[Material]

--

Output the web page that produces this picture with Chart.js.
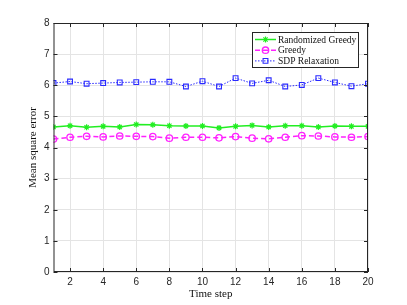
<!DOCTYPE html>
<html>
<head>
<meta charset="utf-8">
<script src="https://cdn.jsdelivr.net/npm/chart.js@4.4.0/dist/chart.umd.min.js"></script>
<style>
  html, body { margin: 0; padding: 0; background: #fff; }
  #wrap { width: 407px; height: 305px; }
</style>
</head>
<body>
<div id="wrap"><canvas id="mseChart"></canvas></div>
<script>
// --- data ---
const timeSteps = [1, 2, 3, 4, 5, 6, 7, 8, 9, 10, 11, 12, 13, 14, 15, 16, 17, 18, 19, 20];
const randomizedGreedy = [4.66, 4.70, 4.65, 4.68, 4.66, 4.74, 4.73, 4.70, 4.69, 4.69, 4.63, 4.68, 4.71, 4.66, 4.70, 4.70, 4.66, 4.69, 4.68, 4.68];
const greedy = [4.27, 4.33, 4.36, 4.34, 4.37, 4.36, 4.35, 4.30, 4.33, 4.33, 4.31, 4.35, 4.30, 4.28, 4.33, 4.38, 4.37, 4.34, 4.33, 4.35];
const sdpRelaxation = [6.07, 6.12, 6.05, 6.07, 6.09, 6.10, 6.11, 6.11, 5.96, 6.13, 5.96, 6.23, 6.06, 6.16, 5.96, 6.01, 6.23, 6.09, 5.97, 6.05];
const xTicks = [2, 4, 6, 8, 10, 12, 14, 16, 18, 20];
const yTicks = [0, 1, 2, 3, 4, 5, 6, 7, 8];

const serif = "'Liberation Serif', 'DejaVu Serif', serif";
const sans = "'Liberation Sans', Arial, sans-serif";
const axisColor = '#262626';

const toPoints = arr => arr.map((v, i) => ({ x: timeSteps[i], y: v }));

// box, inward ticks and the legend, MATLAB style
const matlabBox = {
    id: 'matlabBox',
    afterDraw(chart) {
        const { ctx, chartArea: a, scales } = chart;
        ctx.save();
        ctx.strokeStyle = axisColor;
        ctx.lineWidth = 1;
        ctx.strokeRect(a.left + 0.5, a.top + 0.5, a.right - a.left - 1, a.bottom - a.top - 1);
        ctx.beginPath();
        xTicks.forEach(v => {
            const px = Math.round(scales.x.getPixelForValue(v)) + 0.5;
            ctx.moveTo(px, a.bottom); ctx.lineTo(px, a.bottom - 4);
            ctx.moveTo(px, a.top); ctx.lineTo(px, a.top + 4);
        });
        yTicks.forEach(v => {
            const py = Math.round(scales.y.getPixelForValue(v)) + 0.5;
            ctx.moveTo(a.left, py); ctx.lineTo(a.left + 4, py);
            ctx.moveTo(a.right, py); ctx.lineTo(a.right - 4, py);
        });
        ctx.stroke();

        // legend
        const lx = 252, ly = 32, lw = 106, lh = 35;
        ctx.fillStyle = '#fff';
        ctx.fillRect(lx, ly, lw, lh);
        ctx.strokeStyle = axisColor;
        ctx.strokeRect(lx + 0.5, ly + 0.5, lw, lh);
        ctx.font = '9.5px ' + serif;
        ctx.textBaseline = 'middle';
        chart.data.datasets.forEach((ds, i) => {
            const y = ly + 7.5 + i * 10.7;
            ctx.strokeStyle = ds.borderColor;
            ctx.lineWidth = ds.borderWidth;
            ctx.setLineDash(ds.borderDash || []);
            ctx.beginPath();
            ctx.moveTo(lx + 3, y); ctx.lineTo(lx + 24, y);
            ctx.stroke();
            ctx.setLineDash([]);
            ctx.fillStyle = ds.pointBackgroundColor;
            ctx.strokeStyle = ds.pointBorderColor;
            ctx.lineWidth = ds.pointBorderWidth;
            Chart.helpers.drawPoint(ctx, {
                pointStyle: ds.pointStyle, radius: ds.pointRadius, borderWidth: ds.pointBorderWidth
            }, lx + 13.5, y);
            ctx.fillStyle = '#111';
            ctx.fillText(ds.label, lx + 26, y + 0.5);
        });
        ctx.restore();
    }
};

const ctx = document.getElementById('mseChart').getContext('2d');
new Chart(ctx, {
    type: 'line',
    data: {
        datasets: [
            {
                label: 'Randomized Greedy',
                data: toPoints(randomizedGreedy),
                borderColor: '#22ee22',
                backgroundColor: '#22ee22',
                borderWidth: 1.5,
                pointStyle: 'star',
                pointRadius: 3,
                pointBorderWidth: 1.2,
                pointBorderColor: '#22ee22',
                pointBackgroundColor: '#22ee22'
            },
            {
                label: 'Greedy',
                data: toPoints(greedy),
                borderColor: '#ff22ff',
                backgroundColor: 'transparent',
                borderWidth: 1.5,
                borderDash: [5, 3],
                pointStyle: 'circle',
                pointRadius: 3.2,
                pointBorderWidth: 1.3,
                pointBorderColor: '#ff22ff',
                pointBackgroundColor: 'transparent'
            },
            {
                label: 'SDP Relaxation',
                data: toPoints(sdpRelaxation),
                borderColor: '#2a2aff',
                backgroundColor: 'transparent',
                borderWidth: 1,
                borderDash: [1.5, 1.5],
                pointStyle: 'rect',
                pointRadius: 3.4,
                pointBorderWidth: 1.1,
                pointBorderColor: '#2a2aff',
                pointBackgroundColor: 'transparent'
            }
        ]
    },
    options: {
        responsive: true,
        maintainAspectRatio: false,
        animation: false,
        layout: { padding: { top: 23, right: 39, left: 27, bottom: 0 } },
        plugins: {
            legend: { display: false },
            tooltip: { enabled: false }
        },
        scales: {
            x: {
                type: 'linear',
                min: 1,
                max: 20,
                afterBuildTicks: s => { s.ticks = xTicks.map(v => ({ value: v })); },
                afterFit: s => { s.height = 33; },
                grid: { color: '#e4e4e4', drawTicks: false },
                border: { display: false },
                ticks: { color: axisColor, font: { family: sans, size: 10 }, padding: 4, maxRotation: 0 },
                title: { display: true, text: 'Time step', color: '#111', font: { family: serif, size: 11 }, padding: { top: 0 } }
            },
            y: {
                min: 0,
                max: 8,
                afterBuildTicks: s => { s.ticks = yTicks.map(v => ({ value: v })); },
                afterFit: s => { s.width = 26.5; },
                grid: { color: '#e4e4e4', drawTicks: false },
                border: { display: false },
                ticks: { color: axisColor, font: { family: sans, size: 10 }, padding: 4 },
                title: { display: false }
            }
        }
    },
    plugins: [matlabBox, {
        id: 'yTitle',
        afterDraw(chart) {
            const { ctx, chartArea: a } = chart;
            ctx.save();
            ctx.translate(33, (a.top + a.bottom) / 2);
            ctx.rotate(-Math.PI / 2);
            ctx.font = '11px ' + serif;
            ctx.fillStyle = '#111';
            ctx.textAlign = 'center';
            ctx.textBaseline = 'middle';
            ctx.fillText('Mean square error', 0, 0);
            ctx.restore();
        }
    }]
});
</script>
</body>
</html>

--

[Your task]
Extract every line of the data exactly; pictures stay out.

[Answer to the task]
Output the web page that produces this picture with Chart.js.
<!DOCTYPE html>
<html>
<head>
<meta charset="utf-8">
<script src="https://cdn.jsdelivr.net/npm/chart.js@4.4.0/dist/chart.umd.min.js"></script>
<style>
  html, body { margin: 0; padding: 0; background: #fff; }
  #wrap { width: 407px; height: 305px; }
</style>
</head>
<body>
<div id="wrap"><canvas id="mseChart"></canvas></div>
<script>
// --- data ---
const timeSteps = [1, 2, 3, 4, 5, 6, 7, 8, 9, 10, 11, 12, 13, 14, 15, 16, 17, 18, 19, 20];
const randomizedGreedy = [4.66, 4.70, 4.65, 4.68, 4.66, 4.74, 4.73, 4.70, 4.69, 4.69, 4.63, 4.68, 4.71, 4.66, 4.70, 4.70, 4.66, 4.69, 4.68, 4.68];
const greedy = [4.27, 4.33, 4.36, 4.34, 4.37, 4.36, 4.35, 4.30, 4.33, 4.33, 4.31, 4.35, 4.30, 4.28, 4.33, 4.38, 4.37, 4.34, 4.33, 4.35];
const sdpRelaxation = [6.07, 6.12, 6.05, 6.07, 6.09, 6.10, 6.11, 6.11, 5.96, 6.13, 5.96, 6.23, 6.06, 6.16, 5.96, 6.01, 6.23, 6.09, 5.97, 6.05];
const xTicks = [2, 4, 6, 8, 10, 12, 14, 16, 18, 20];
const yTicks = [0, 1, 2, 3, 4, 5, 6, 7, 8];

const serif = "'Liberation Serif', 'DejaVu Serif', serif";
const sans = "'Liberation Sans', Arial, sans-serif";
const axisColor = '#262626';

const toPoints = arr => arr.map((v, i) => ({ x: timeSteps[i], y: v }));

// box, inward ticks and the legend, MATLAB style
const matlabBox = {
    id: 'matlabBox',
    afterDraw(chart) {
        const { ctx, chartArea: a, scales } = chart;
        ctx.save();
        ctx.strokeStyle = axisColor;
        ctx.lineWidth = 1;
        ctx.strokeRect(a.left + 0.5, a.top + 0.5, a.right - a.left - 1, a.bottom - a.top - 1);
        ctx.beginPath();
        xTicks.forEach(v => {
            const px = Math.round(scales.x.getPixelForValue(v)) + 0.5;
            ctx.moveTo(px, a.bottom); ctx.lineTo(px, a.bottom - 4);
            ctx.moveTo(px, a.top); ctx.lineTo(px, a.top + 4);
        });
        yTicks.forEach(v => {
            const py = Math.round(scales.y.getPixelForValue(v)) + 0.5;
            ctx.moveTo(a.left, py); ctx.lineTo(a.left + 4, py);
            ctx.moveTo(a.right, py); ctx.lineTo(a.right - 4, py);
        });
        ctx.stroke();

        // legend
        const lx = 252, ly = 32, lw = 106, lh = 35;
        ctx.fillStyle = '#fff';
        ctx.fillRect(lx, ly, lw, lh);
        ctx.strokeStyle = axisColor;
        ctx.strokeRect(lx + 0.5, ly + 0.5, lw, lh);
        ctx.font = '9.5px ' + serif;
        ctx.textBaseline = 'middle';
        chart.data.datasets.forEach((ds, i) => {
            const y = ly + 7.5 + i * 10.7;
            ctx.strokeStyle = ds.borderColor;
            ctx.lineWidth = ds.borderWidth;
            ctx.setLineDash(ds.borderDash || []);
            ctx.beginPath();
            ctx.moveTo(lx + 3, y); ctx.lineTo(lx + 24, y);
            ctx.stroke();
            ctx.setLineDash([]);
            ctx.fillStyle = ds.pointBackgroundColor;
            ctx.strokeStyle = ds.pointBorderColor;
            ctx.lineWidth = ds.pointBorderWidth;
            Chart.helpers.drawPoint(ctx, {
                pointStyle: ds.pointStyle, radius: ds.pointRadius, borderWidth: ds.pointBorderWidth
            }, lx + 13.5, y);
            ctx.fillStyle = '#111';
            ctx.fillText(ds.label, lx + 26, y + 0.5);
        });
        ctx.restore();
    }
};

const ctx = document.getElementById('mseChart').getContext('2d');
new Chart(ctx, {
    type: 'line',
    data: {
        datasets: [
            {
                label: 'Randomized Greedy',
                data: toPoints(randomizedGreedy),
                borderColor: '#22ee22',
                backgroundColor: '#22ee22',
                borderWidth: 1.5,
                pointStyle: 'star',
                pointRadius: 3,
                pointBorderWidth: 1.2,
                pointBorderColor: '#22ee22',
                pointBackgroundColor: '#22ee22'
            },
            {
                label: 'Greedy',
                data: toPoints(greedy),
                borderColor: '#ff22ff',
                backgroundColor: 'transparent',
                borderWidth: 1.5,
                borderDash: [5, 3],
                pointStyle: 'circle',
                pointRadius: 3.2,
                pointBorderWidth: 1.3,
                pointBorderColor: '#ff22ff',
                pointBackgroundColor: 'transparent'
            },
            {
                label: 'SDP Relaxation',
                data: toPoints(sdpRelaxation),
                borderColor: '#2a2aff',
                backgroundColor: 'transparent',
                borderWidth: 1,
                borderDash: [1.5, 1.5],
                pointStyle: 'rect',
                pointRadius: 3.4,
                pointBorderWidth: 1.1,
                pointBorderColor: '#2a2aff',
                pointBackgroundColor: 'transparent'
            }
        ]
    },
    options: {
        responsive: true,
        maintainAspectRatio: false,
        animation: false,
        layout: { padding: { top: 23, right: 39, left: 27, bottom: 0 } },
        plugins: {
            legend: { display: false },
            tooltip: { enabled: false }
        },
        scales: {
            x: {
                type: 'linear',
                min: 1,
                max: 20,
                afterBuildTicks: s => { s.ticks = xTicks.map(v => ({ value: v })); },
                afterFit: s => { s.height = 33; },
                grid: { color: '#e4e4e4', drawTicks: false },
                border: { display: false },
                ticks: { color: axisColor, font: { family: sans, size: 10 }, padding: 4, maxRotation: 0 },
                title: { display: true, text: 'Time step', color: '#111', font: { family: serif, size: 11 }, padding: { top: 0 } }
            },
            y: {
                min: 0,
                max: 8,
                afterBuildTicks: s => { s.ticks = yTicks.map(v => ({ value: v })); },
                afterFit: s => { s.width = 26.5; },
                grid: { color: '#e4e4e4', drawTicks: false },
                border: { display: false },
                ticks: { color: axisColor, font: { family: sans, size: 10 }, padding: 4 },
                title: { display: false }
            }
        }
    },
    plugins: [matlabBox, {
        id: 'yTitle',
        afterDraw(chart) {
            const { ctx, chartArea: a } = chart;
            ctx.save();
            ctx.translate(33, (a.top + a.bottom) / 2);
            ctx.rotate(-Math.PI / 2);
            ctx.font = '11px ' + serif;
            ctx.fillStyle = '#111';
            ctx.textAlign = 'center';
            ctx.textBaseline = 'middle';
            ctx.fillText('Mean square error', 0, 0);
            ctx.restore();
        }
    }]
});
</script>
</body>
</html>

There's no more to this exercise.